------ DATASET ROWS

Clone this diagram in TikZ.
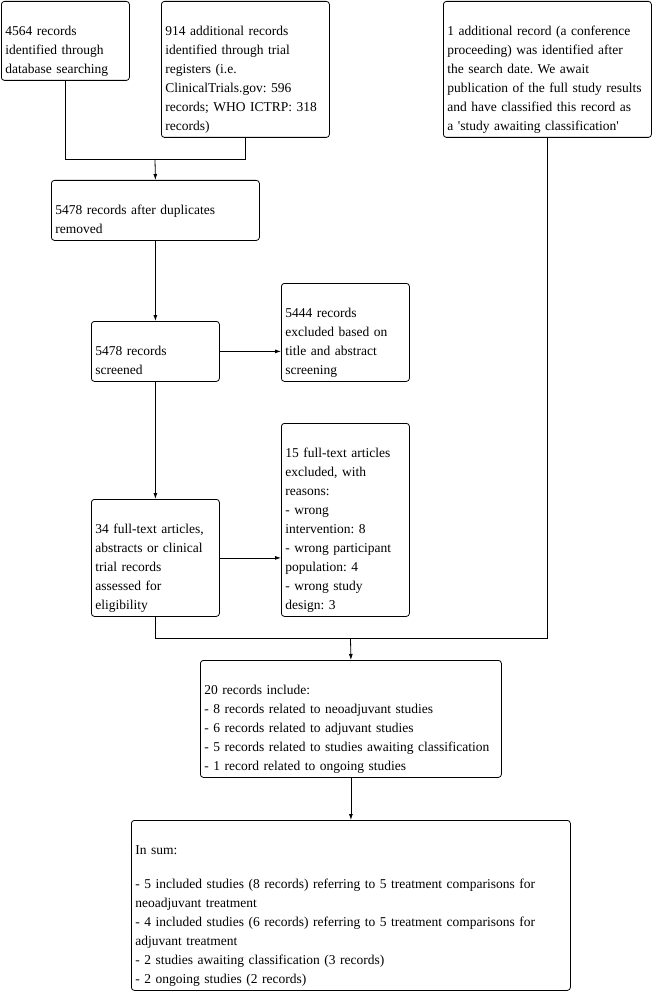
\documentclass[tikz,border=0pt]{standalone}
\usepackage{fontspec}
\setmainfont{Liberation Serif}[Ligatures=TeXOff]
\usetikzlibrary{arrows.meta}
\frenchspacing
\begin{document}
\begin{tikzpicture}[x=1pt,y=-1pt,
  box/.style={draw, rounded corners=3pt, line width=0.8pt, anchor=north west, align=left,
    inner xsep=4pt, inner ysep=3pt, text height=31pt, font=\fontsize{13.5}{19}\selectfont,
    execute at begin node={\hyphenpenalty=10000\frenchspacing},
    execute at end node={\rule[-4pt]{0pt}{1pt}}},
  >={Latex[length=6pt,width=4pt]}]
\path[use as bounding box] (0,0) rectangle (652,992);

\node[box, text width=120pt] (id1) at (1,1) {4564 records\\identified through\\database searching};
\node[box, text width=160pt] (id2) at (161,1) {914 additional records\\identified through trial\\registers (i.e.\\ClinicalTrials.gov: 596\\records; WHO ICTRP: 318\\records)};
\node[box, text width=200pt] (late) at (443,1) {1 additional record (a conference\\proceeding) was identified after\\the search date. We await\\publication of the full study results\\and have classified this record as\\a 'study awaiting classification'};

\node[box, text width=200pt] (dup) at (51,180) {5478 records after duplicates\\removed};
\node[box, text width=120pt] (scr) at (91,321) {5478 records\\screened};
\node[box, text width=120pt] (excl) at (281,283) {5444 records\\excluded based on\\title and abstract\\screening};
\node[box, text width=120pt] (full) at (91,499) {34 full-text articles,\\abstracts or clinical\\trial records\\assessed for\\eligibility};
\node[box, text width=120pt] (fullex) at (281,423) {15 full-text articles\\excluded, with\\reasons:\\- wrong\\intervention: 8\\- wrong participant\\population: 4\\- wrong study\\design: 3};

\node[box, text width=293pt] (incl) at (200,660) {20 records include:\\- 8 records related to neoadjuvant studies\\- 6 records related to adjuvant studies\\- 5 records related to studies awaiting classification\\- 1 record related to ongoing studies};
\node[box, text width=431pt] (sum) at (131,820) {In sum:\\[15pt]- 5 included studies (8 records) referring to 5 treatment comparisons for\\neoadjuvant treatment\\- 4 included studies (6 records) referring to 5 treatment comparisons for\\adjuvant treatment\\- 2 studies awaiting classification (3 records)\\- 2 ongoing studies (2 records)};

\coordinate (j1) at (155,159);
\coordinate (j2) at (350.5,638);

\path[draw,line width=0.8pt] (id1.south) |- (j1);
\path[draw,line width=0.8pt] (id2.south) |- (j1);
\path[draw,line width=0.8pt,->] (j1) -- (dup.north);
\path[draw,line width=0.8pt,->] (dup.south) -- (scr.north);
\path[draw,line width=0.8pt,->] (scr.east) -- (scr.east -| excl.west);
\path[draw,line width=0.8pt,->] (scr.south) -- (full.north);
\path[draw,line width=0.8pt,->] (full.east) -- (full.east -| fullex.west);
\path[draw,line width=0.8pt] (full.south) |- (j2);
\path[draw,line width=0.8pt] (late.south) |- (j2);
\path[draw,line width=0.8pt,->] (j2) -- (incl.north);
\path[draw,line width=0.8pt,->] (incl.south) -- (sum.north);
\end{tikzpicture}
\end{document}
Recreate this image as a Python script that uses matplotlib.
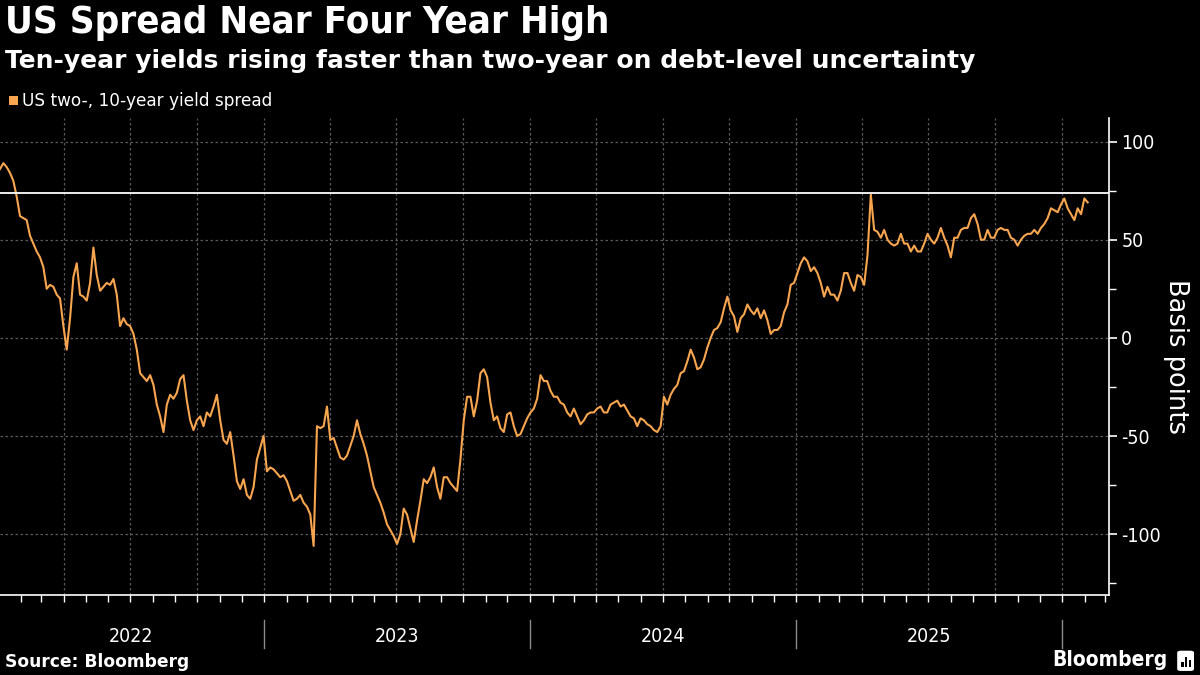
import matplotlib
matplotlib.use("Agg")
import matplotlib.pyplot as plt
import matplotlib.dates as mdates
import matplotlib.transforms as mtransforms
from matplotlib.patches import FancyBboxPatch, Rectangle
import pandas as pd

# US 2s10s spread (bp) at ~4.6-day steps
SPREAD_BP = [
    86, 89, 87, 84, 80, 72, 62, 61, 60, 52,
    48, 44, 41, 36, 25, 27, 26, 22, 20, 6,
    -6, 10, 31, 38, 22, 21, 19, 28, 46, 32,
    24, 26, 28, 27, 30, 22, 6, 10, 7, 6,
    2, -6, -18, -20, -22, -19, -24, -34, -40, -48,
    -34, -29, -31, -28, -21, -19, -32, -42, -47, -42,
    -40, -45, -38, -40, -35, -29, -42, -52, -54, -48,
    -60, -73, -77, -72, -80, -82, -76, -62, -56, -50,
    -68, -66, -67, -69, -71, -70, -73, -78, -83, -82,
    -80, -84, -86, -90, -106, -45, -46, -45, -35, -52,
    -51, -56, -61, -62, -60, -55, -50, -42, -49, -54,
    -60, -68, -76, -80, -84, -89, -95, -98, -101, -105,
    -100, -87, -90, -97, -104, -93, -83, -72, -74, -71,
    -66, -76, -82, -71, -71, -74, -76, -78, -62, -42,
    -30, -30, -40, -32, -18, -16, -20, -33, -42, -40,
    -46, -48, -39, -38, -45, -50, -49, -45, -41, -38,
    -36, -31, -19, -22, -22, -27, -30, -30, -33, -34,
    -38, -40, -36, -40, -44, -42, -39, -38, -38, -36,
    -35, -38, -38, -34, -33, -32, -35, -34, -37, -40,
    -41, -45, -41, -42, -44, -45, -47, -48, -45, -30,
    -34, -29, -26, -24, -18, -17, -12, -6, -10, -16,
    -15, -11, -5, 0, 4, 5, 8, 15, 21, 14,
    11, 3, 10, 12, 17, 14, 12, 15, 10, 14,
    9, 2, 4, 4, 6, 13, 17, 27, 28, 33,
    38, 41, 39, 34, 36, 33, 28, 21, 26, 22,
    22, 19, 24, 33, 33, 28, 24, 32, 31, 27,
    42, 73, 55, 54, 51, 55, 50, 48, 47, 48,
    53, 48, 48, 44, 47, 44, 44, 48, 53, 50,
    48, 51, 56, 51, 47, 41, 51, 51, 55, 56,
    56, 61, 63, 58, 50, 50, 55, 51, 51, 55,
    56, 55, 55, 51, 50, 47, 50, 52, 53, 53,
    55, 53, 56, 58, 61, 66, 65, 64, 68, 71,
    66, 63, 60, 66, 63, 71, 69,
]
START, END = "2022-01-03", "2026-02-05"
RECENT_HIGH = 74
YEARS = [2022, 2023, 2024, 2025]

TITLE = "US Spread Near Four Year High"
SUBTITLE = "Ten-year yields rising faster than two-year on debt-level uncertainty"
LEGEND = "US two-, 10-year yield spread"

ORANGE = "#f8a54f"
GRID = "#5a5a5a"
COND = "condensed"   # DejaVu Sans Condensed face

dates = pd.date_range(START, END, periods=len(SPREAD_BP))

fig = plt.figure(figsize=(12, 6.75), dpi=100, facecolor="black")
ax = fig.add_axes([0.0, 0.1185, 0.924, 0.7067], facecolor="black")

ax.plot(dates, SPREAD_BP, color=ORANGE, linewidth=1.5, zorder=3)
ax.axhline(RECENT_HIGH, color="white", linewidth=1.3, zorder=4)

ax.set_xlim(pd.Timestamp("2022-01-03"), pd.Timestamp("2026-03-06"))
ax.set_ylim(-131, 112)

# y axis on the right
ax.yaxis.tick_right()
ax.set_yticks([-100, -50, 0, 50, 100])
ax.set_yticklabels(["-100", "-50", "0", "50", "100"])
ax.set_yticks([-125, -75, -25, 25, 75], minor=True)
ax.tick_params(axis="y", which="major", colors="white", length=6, width=1.2,
               labelsize=14, pad=3)
ax.tick_params(axis="y", which="minor", colors="white", length=5, width=1)
for lbl in ax.get_yticklabels():
    lbl.set_fontstretch(COND)
ax.yaxis.set_label_position("right")
ax.set_ylabel("Basis points", color="white", fontsize=18.5, rotation=270,
              labelpad=20)

# x axis: monthly minor ticks, year labels centred mid-year
mid_years = [pd.Timestamp(f"{y}-07-02") for y in YEARS]
ax.set_xticks(mid_years)
ax.set_xticklabels([str(y) for y in YEARS])
ax.xaxis.set_minor_locator(mdates.MonthLocator())
ax.tick_params(axis="x", which="major", length=0, colors="white",
               labelsize=14, pad=23)
ax.tick_params(axis="x", which="minor", length=5, width=1, colors="white")
for lbl in ax.get_xticklabels():
    lbl.set_fontstretch(COND)

# year separators below the axis
trans = mtransforms.blended_transform_factory(ax.transData, ax.transAxes)
for y in YEARS[1:] + [YEARS[-1] + 1]:
    d = mdates.date2num(pd.Timestamp(f"{y}-01-01"))
    ax.plot([d, d], [-0.052, -0.111], transform=trans, color="#8a8a8a",
            linewidth=1, clip_on=False)

# quarterly vertical grid, horizontal grid on majors
for q in pd.date_range("2022-01-01", "2026-03-01", freq="QS"):
    ax.axvline(q, color=GRID, linewidth=0.9, linestyle=(0, (2, 2)), zorder=1)
ax.grid(axis="y", which="major", color=GRID, linewidth=0.9,
        linestyle=(0, (2, 2)), zorder=1)

for side in ("left", "top"):
    ax.spines[side].set_visible(False)
for side in ("right", "bottom"):
    ax.spines[side].set_color("white")
    ax.spines[side].set_linewidth(1.2)

# titles and legend
fig.text(0.004, 0.966, TITLE, color="white", fontsize=27.5, fontweight="bold",
         fontstretch=COND, va="center", ha="left")
fig.text(0.004, 0.910, SUBTITLE, color="white", fontsize=18, fontweight="bold",
         va="center", ha="left")
fig.patches.append(Rectangle((0.0075, 0.845), 0.0072, 0.0135, transform=fig.transFigure,
                             facecolor=ORANGE, edgecolor="none"))
fig.text(0.018, 0.851, LEGEND, color="white", fontsize=12.2,
         va="center", ha="left")

# footer
fig.text(0.004, 0.019, "Source: Bloomberg", color="white", fontsize=12.3,
         fontweight="bold", va="center", ha="left")
fig.text(0.973, 0.022, "Bloomberg", color="white", fontsize=15,
         fontweight="bold", fontstretch=COND, va="center", ha="right")
fig.patches.append(FancyBboxPatch((0.982, 0.007), 0.012, 0.028,
                                  boxstyle="round,pad=0.001,rounding_size=0.003",
                                  transform=fig.transFigure, facecolor="white",
                                  edgecolor="none"))
for bx, bh in [(0.9845, 0.008), (0.9875, 0.014), (0.9905, 0.010)]:
    fig.patches.append(Rectangle((bx, 0.012), 0.0018, bh, transform=fig.transFigure,
                                 facecolor="black", edgecolor="none"))

fig.savefig("out.png", dpi=100, facecolor="black")
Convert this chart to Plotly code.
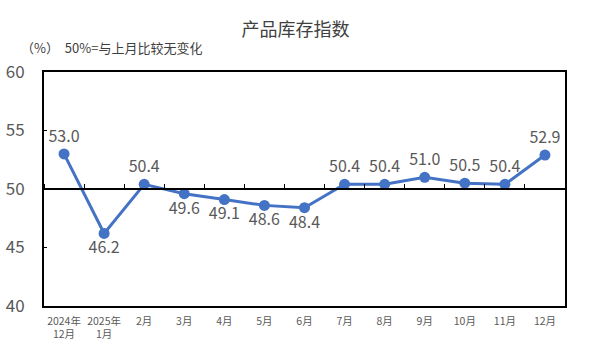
import plotly.graph_objects as go

categories = ["2024年<br>12月", "2025年<br>1月", "2月", "3月", "4月", "5月", "6月",
              "7月", "8月", "9月", "10月", "11月", "12月"]
values = [53.0, 46.2, 50.4, 49.6, 49.1, 48.6, 48.4, 50.4, 50.4, 51.0, 50.5, 50.4, 52.9]
label_pos = ["top center", "bottom center", "top center", "bottom center", "bottom center",
             "bottom center", "bottom center", "top center", "top center", "top center",
             "top center", "top center", "top center"]
y_ticks = [40, 45, 50, 55, 60]

fig = go.Figure()
fig.add_trace(go.Scatter(
    x=categories, y=values, mode="lines+markers+text",
    line=dict(color="#4472C4", width=3),
    marker=dict(color="#4472C4", size=11),
    text=[f"{v:.1f}" for v in values], textposition=label_pos,
    textfont=dict(size=16, color="#595959", family="Noto Sans CJK SC"),
    cliponaxis=False, showlegend=False,
))
fig.add_trace(go.Scatter(x=categories, y=[None]*len(categories), xaxis="x2",
                         showlegend=False, hoverinfo="skip"))

xr = [-0.5, len(categories) - 0.5]
fig.update_layout(
    width=591, height=354,
    margin=dict(l=44, r=26, t=72, b=48),
    paper_bgcolor="white", plot_bgcolor="white",
    title=dict(text="产品库存指数", x=0.5, xanchor="center", y=0.915, yanchor="middle",
               font=dict(size=18, color="#404040", family="Noto Sans CJK SC")),
    xaxis=dict(type="category", range=xr, showline=True, linecolor="black", linewidth=2,
               mirror=True, showgrid=False, ticks="", tickangle=0, automargin=False,
               ticklabelstandoff=4,
               tickfont=dict(size=10.5, color="#595959", family="Noto Sans CJK SC")),
    xaxis2=dict(type="category", range=xr, overlaying="x", anchor="free", position=0.5,
                side="top", showline=True, linecolor="black", linewidth=2, showgrid=False,
                ticks="outside", ticklen=4, tickcolor="black", tickson="boundaries",
                showticklabels=False, automargin=False),
    yaxis=dict(range=[40, 60], tickvals=y_ticks, showline=True, linecolor="black",
               linewidth=2, mirror=True, showgrid=False, ticks="inside", ticklen=3,
               tickcolor="black", zeroline=False, ticklabelstandoff=14, automargin=False,
               tickfont=dict(size=17, color="#595959", family="Noto Sans CJK SC")),
    annotations=[dict(text="（%）  50%=与上月比较无变化", xref="paper", yref="paper",
                      x=-0.048, y=1.105, xanchor="left", yanchor="middle", showarrow=False,
                      font=dict(size=13, color="#404040", family="Noto Sans CJK SC"))],
)

fig.write_html("out.html")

------------

TASK BRIEF
Reproduce only the lines of the records from the start up to and including the line that holds "text width=200pt] (late)"; do not carry over any picture.

FINISHED TASK
Clone this diagram in TikZ.
\documentclass[tikz,border=0pt]{standalone}
\usepackage{fontspec}
\setmainfont{Liberation Serif}[Ligatures=TeXOff]
\usetikzlibrary{arrows.meta}
\frenchspacing
\begin{document}
\begin{tikzpicture}[x=1pt,y=-1pt,
  box/.style={draw, rounded corners=3pt, line width=0.8pt, anchor=north west, align=left,
    inner xsep=4pt, inner ysep=3pt, text height=31pt, font=\fontsize{13.5}{19}\selectfont,
    execute at begin node={\hyphenpenalty=10000\frenchspacing},
    execute at end node={\rule[-4pt]{0pt}{1pt}}},
  >={Latex[length=6pt,width=4pt]}]
\path[use as bounding box] (0,0) rectangle (652,992);

\node[box, text width=120pt] (id1) at (1,1) {4564 records\\identified through\\database searching};
\node[box, text width=160pt] (id2) at (161,1) {914 additional records\\identified through trial\\registers (i.e.\\ClinicalTrials.gov: 596\\records; WHO ICTRP: 318\\records)};
\node[box, text width=200pt] (late) at (443,1) {1 additional record (a conference\\proceeding) was identified after\\the search date. We await\\publication of the full study results\\and have classified this record as\\a 'study awaiting classification'};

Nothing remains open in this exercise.